Hi guys. This is going to sound a little silly but I'm planning to take Dumpling out to the vet sometime next week, and would like to know whats the best travel cage for him. His previous vet did house calls so I didn't have to worry about this. 
The apartment we live in disallows pets, so I need a cage that doesn't.. look like a cage, because if people see us there's going to be a huuuuge problem. 
I was thinking like a bag that could fit a chihuahua? Would that be okay? I've never travelled with him before, and will probably be taking a cab. It's also winter now so if there's anything I can do to make sure he's comfy do let me know!


----------



## Beloved Doll (Nov 21, 2013)

I was going to say a cat carrier because that's what I use sometimes but since your situation calls for something more creative...

Do you have a messenger bag? I will put towels in mine to catch any "mess" and put my hedgehog in there when I go places.
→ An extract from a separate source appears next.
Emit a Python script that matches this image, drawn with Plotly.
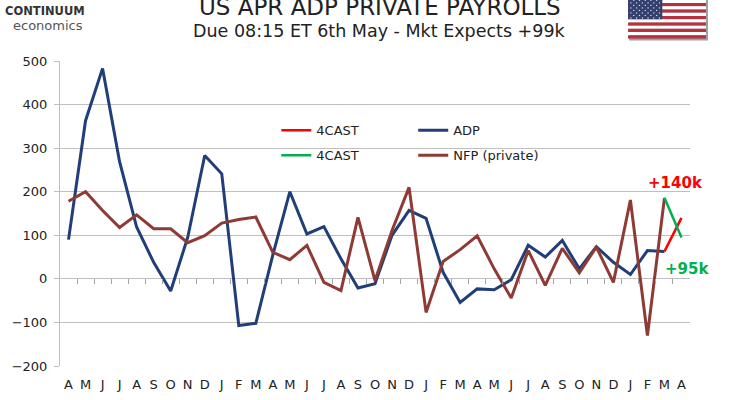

Most of my hedgehogs will stay put as long as I keep the bag upright and just dig around in the towels and go to sleep in them. I never strapped mine shut though because of concern with air flow.


----------



## Annie&Tibbers (Apr 16, 2013)

If it's a short distance, you could carry him in a sweatshirt pouch, also giving him your warmth.

I haven't done it, but I've read about people carrying them in purse/bags, sometimes using a tupperware at the bottom to hold a shape and catch messes. Add some fleece/snugglesack for coziness. If the outside temperature is quite cold, you can use one of those shake&break handwarmer packets (wrap it in cloth so little hedgehog doesn't go biting it or anything).

Another alternative is to use a modified small bin. Get an opaque storage bin, cut the top and replace it with plastic net, add a bunch of cozy fleece bits, and you'll look like you're transporting a box of stuff instead of a tiny hedgehog.

Here's a few winter travel tips if it's outrageous cold out.

If you're a sewer, you could ask susiemccormick what patterns she's using for her hedgehog's stylish travel bags. If you're not a sewer and have some time, I think she's got an Etsy store so you might be able to order one...


----------



## tajoo (May 10, 2013)

Thank you all! I went out today (black friday!!) and got a messenger bag  i'm going to put the tupperware at the bottom and line it with fleece and towels! Happy hedgey and happy me


----------